Chris Froome on Sunday got a brutal reminder of the unpredictable nature of the Tour de France when he crashed to the ground in the race’s second stage, recovering to finish with torn shorts as German Marcel Kittel powered to victory at the end of a huge sprint.
After being faster than his rivals in Saturday’s opening time trial, defending champion Froome was sitting comfortably near the front of the peloton when he was brought down as a Katusha rider lost his balance in front of him about 30km from the finish.
“I have no injuries thankfully — I’ve just lost a little bit of skin on my backside. That’s the nature of the race,” Team Sky’s Froome said.
The Briton’s teammate Geraint Thomas and last year’s runner-up, Frenchman Romain Bardet of AG2R-La Mondiale, were also involved in the pileup, but made it back to the peloton along with three-time champion Froome after a brief chase.
Thomas, who was quicker to get back on his bike and sustained no injuries, retained the overall leader’s maillot jaune at the end of the 203.5km stage from Duesseldorf in Germany to Liege in Belgium, ahead of Switzerlan’s Stefan Kueng of BMC Racing Team and Kittel of Quick-Step Floors.
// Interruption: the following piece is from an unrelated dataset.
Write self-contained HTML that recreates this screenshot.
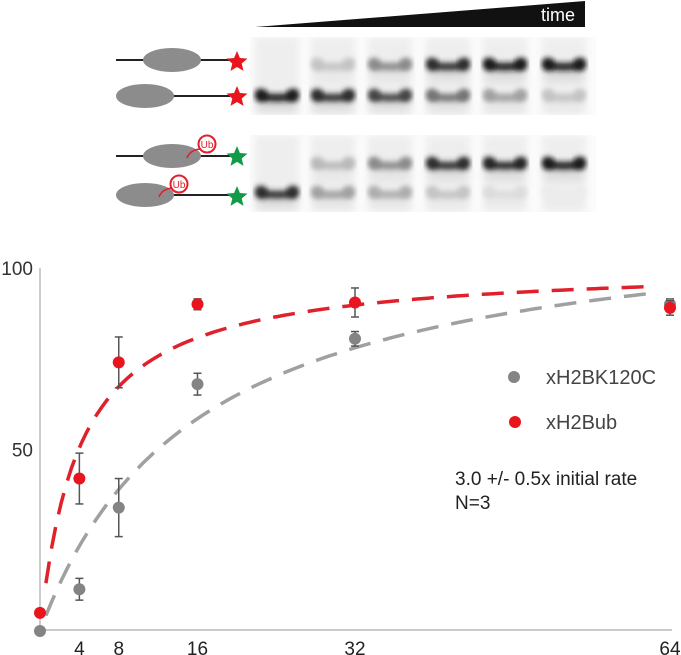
<!DOCTYPE html>
<html><head><meta charset="utf-8">
<style>
html,body{margin:0;padding:0;background:#fff;}
svg{display:block;font-family:"Liberation Sans",Arial,sans-serif;}
</style></head>
<body>
<svg id="fig" width="681" height="655" viewBox="0 0 681 655">
<defs>
<filter id="blur" x="-20%" y="-80%" width="140%" height="260%"><feGaussianBlur stdDeviation="3"/></filter>
<filter id="blur2" x="-20%" y="-50%" width="140%" height="200%"><feGaussianBlur stdDeviation="4"/></filter>
<clipPath id="clipTop"><rect x="250" y="37" width="346" height="78"/></clipPath>
<clipPath id="clipBot"><rect x="250" y="135" width="346" height="77"/></clipPath>
</defs>

<g>
<polygon points="255,27 585,1 585,27" fill="#111"/>
<text x="575" y="21" fill="#fff" font-size="18" text-anchor="end">time</text>
</g>

<g>
<g>
<line x1="116" y1="60" x2="230" y2="60" stroke="#222" stroke-width="2"/>
<ellipse cx="172" cy="60" rx="29" ry="12" fill="#8c8c8d"/>
</g>
<g>
<line x1="145" y1="96" x2="230" y2="96" stroke="#222" stroke-width="2"/>
<ellipse cx="145" cy="96" rx="29" ry="12" fill="#8c8c8d"/>
</g>
<g>
<line x1="116" y1="156" x2="230" y2="156" stroke="#222" stroke-width="2"/>
<ellipse cx="172" cy="156" rx="29" ry="12" fill="#8c8c8d"/>
<path d="M187,158 Q190,150 200,149" fill="none" stroke="#e0202a" stroke-width="1.6"/>
<circle cx="207" cy="144" r="8.5" fill="#fff" stroke="#e0202a" stroke-width="2"/>
<text x="207" y="148" font-size="10" fill="#e0202a" text-anchor="middle">Ub</text>
</g>
<g>
<line x1="145" y1="195" x2="230" y2="195" stroke="#222" stroke-width="2"/>
<ellipse cx="145" cy="195" rx="29" ry="12" fill="#8c8c8d"/>
<path d="M159,197 Q162,189 172,188" fill="none" stroke="#e0202a" stroke-width="1.6"/>
<circle cx="179" cy="184" r="8.5" fill="#fff" stroke="#e0202a" stroke-width="2"/>
<text x="179" y="188" font-size="10" fill="#e0202a" text-anchor="middle">Ub</text>
</g>
<g id="stars"></g>
</g>

<g id="gelTop" clip-path="url(#clipTop)"></g>
<g id="gelBot" clip-path="url(#clipBot)"></g>

<g id="chart"></g>
</svg>
<script>
// ---- chart data ----
var timePoints = [0, 4, 8, 16, 32, 64];
var xTickLabels = [4, 8, 16, 32, 64];
var yTickLabels = [50, 100];
var unmodValues = [0, 11.5, 34, 68, 80.5, 90];
var unmodErrors = [0.5, 3, 8, 3, 2, 1.5];
var ubValues = [5, 42, 74, 90, 90.5, 89];
var ubErrors = [1, 7, 7, 1.5, 4, 2];
var unmodFit = [117, 16];   // [Vmax, K] hyperbolic fit
var ubFit = [101, 4];
// gel band intensities (lanes 1-6)
var gelTopUpper = [0, 0.25, 0.5, 0.9, 1, 1];
var gelTopLower = [1, 0.9, 0.8, 0.6, 0.4, 0.25];
var gelBotUpper = [0, 0.3, 0.5, 0.9, 0.95, 1];
var gelBotLower = [0.9, 0.4, 0.35, 0.25, 0.15, 0.08];

var NS = "http://www.w3.org/2000/svg";
function mk(tag, attrs, parent){var e=document.createElementNS(NS,tag);for(var k in attrs)e.setAttribute(k,attrs[k]);parent.appendChild(e);return e;}
function xs(t){return 40 + t*(670-40)/64;}
function ys(v){return 631 - v*(631-268)/100;}

var chart = document.getElementById('chart');
var ya = mk('line',{x1:40,y1:268,x2:40,y2:631,stroke:'#aaa','stroke-width':1.2},chart);


var xa = mk('line',{x1:40,y1:630,x2:672,y2:630,stroke:'#aaa','stroke-width':1.2},chart);


yTickLabels.forEach(function(v){
  var t = mk('text',{x:33,y:ys(v)+7,'font-size':19,fill:'#333','text-anchor':'end'},chart);
  t.textContent = v;
  
  
});
xTickLabels.forEach(function(v){
  var t = mk('text',{x:xs(v),y:655,'font-size':19,fill:'#222','text-anchor':'middle'},chart);
  t.textContent = v;
  
  
});
function curve(fit){
  var d='';
  for(var i=0;i<=120;i++){var t=i*62/120+0.6;var v=fit[0]*t/(fit[1]+t);d+=(i?'L':'M')+xs(t).toFixed(1)+','+ys(v).toFixed(1);}
  return d;
}
var cg = mk('path',{d:curve(unmodFit),fill:'none',stroke:'#a0a0a0','stroke-width':3.5,'stroke-dasharray':'22,13'},chart);


var cr = mk('path',{d:curve(ubFit),fill:'none',stroke:'#e0202a','stroke-width':3.5,'stroke-dasharray':'22,13'},chart);


function series(vals, errs, color, name){
  timePoints.forEach(function(t,i){
    var x=xs(t), y=ys(vals[i]), e=errs[i];
    var g = mk('g',{},chart);
    
    
    mk('line',{x1:x,y1:ys(vals[i]+e),x2:x,y2:ys(vals[i]-e),stroke:'#555','stroke-width':1.5},g);
    mk('line',{x1:x-4,y1:ys(vals[i]+e),x2:x+4,y2:ys(vals[i]+e),stroke:'#555','stroke-width':1.5},g);
    mk('line',{x1:x-4,y1:ys(vals[i]-e),x2:x+4,y2:ys(vals[i]-e),stroke:'#555','stroke-width':1.5},g);
    mk('circle',{cx:x,cy:y,r:6,fill:color},g);
  });
}
series(unmodValues, unmodErrors, '#848486', 'unmod');
series(ubValues, ubErrors, '#e8141e', 'ub');
var lg = mk('g',{},chart);


mk('circle',{cx:514,cy:377,r:6,fill:'#848486'},lg);
var l1 = mk('text',{x:546,y:384,'font-size':20,fill:'#444'},lg); l1.textContent='xH2BK120C';


mk('circle',{cx:515,cy:422,r:6,fill:'#e8141e'},lg);
var l2 = mk('text',{x:546,y:429,'font-size':20,fill:'#444'},lg); l2.textContent='xH2Bub';


var a1 = mk('text',{x:455,y:485,'font-size':19,fill:'#222'},chart); a1.textContent='3.0 +/- 0.5x initial rate';


var a2 = mk('text',{x:455,y:509,'font-size':19,fill:'#222'},chart); a2.textContent='N=3';



function star(cx,cy,r,color){
  var p=[];for(var i=0;i<10;i++){var a=-Math.PI/2+i*Math.PI/5;var rr=i%2?r*0.45:r;p.push((cx+rr*Math.cos(a)).toFixed(1)+','+(cy+rr*Math.sin(a)).toFixed(1));}
  var s = mk('polygon',{points:p.join(' '),fill:color},document.getElementById('stars'));
  
  
}
star(237,62,11,'#e8141e');star(237,97,11,'#e8141e');star(237,157,11,'#119a48');star(237,197,11,'#119a48');

var laneX = [255, 311, 368, 426, 483, 542];
function gel(id, y0, h, upY, loY, up, lo){
  var g=document.getElementById(id);
  mk('rect',{x:250,y:y0,width:346,height:h,fill:'#fbfbfb'},g);
  laneX.forEach(function(x,i){
    var lane = mk('g',{},g);
    
    
    mk('rect',{x:x,y:y0,width:44,height:h,fill:'#eeeeee',filter:'url(#blur2)'},lane);
    [[upY,up[i]],[loY,lo[i]]].forEach(function(b){
      if(b[1]<=0.02)return;
      var gv=Math.round(255-235*b[1]);
      var c='rgb('+gv+','+gv+','+gv+')';
      mk('path',{d:'M'+(x+3)+','+(b[0]-5)+' Q'+(x+22)+','+(b[0]+1)+' '+(x+41)+','+(b[0]-5)+' L'+(x+41)+','+(b[0]+4)+' Q'+(x+22)+','+(b[0]+7)+' '+(x+3)+','+(b[0]+4)+' Z',fill:c,filter:'url(#blur)'},lane);
      mk('ellipse',{cx:x+6,cy:b[0]-1,rx:6,ry:6,fill:c,filter:'url(#blur)'},lane);
      mk('ellipse',{cx:x+38,cy:b[0]-1,rx:6,ry:6,fill:c,filter:'url(#blur)'},lane);
      mk('rect',{x:x+2,y:b[0]+4,width:40,height:12,fill:'rgba(0,0,0,'+(0.08*b[1])+')',filter:'url(#blur2)'},lane);
    });
  });
}
gel('gelTop',37,78,65,96,gelTopUpper,gelTopLower);
gel('gelBot',135,77,164,193,gelBotUpper,gelBotLower);
</script>
</body></html>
“When that [a crash] happens there’s nowhere to go,” Thomas said. “There is no real damage at all, he [Froome] lost a bit of skin, but it’s all good. You’ve got to be super lucky to miss it and avoid it.”
It was also a big scare for Bardet.
“Everyone slammed on the brakes, so I was taken down by the riders in front of me. It’s never good to crash, but this was OK,” the Frenchman said. “I hope I will have a good night’s sleep. I was able to get back up on my bike very quickly and the whole team surrounded me, so I lost no time. It could have been much worse.”
Breakaway riders Taylor Phinney of Cannondale-Drapac, nearing his best after a serious leg injury in 2014, and Frenchman Yoann Offredo of Wanty-Groupe Gobert were given some breathing space as the pileup slowed down the peloton, but the sprinters’ teams organized themselves in the finale and the duo were reined in 1.1 km from the line.
Kittel had too much power for his rivals and he was half a wheel ahead of the rest in a messy finish.
“I’m super happy and super proud, as it was a special day since we started from Germany,” said Kittel, who has 10 Tour de France stage wins to his name. “We had a plan that we could really execute, but no team could. I was in a good position 500 meters from the line so I had my chance.”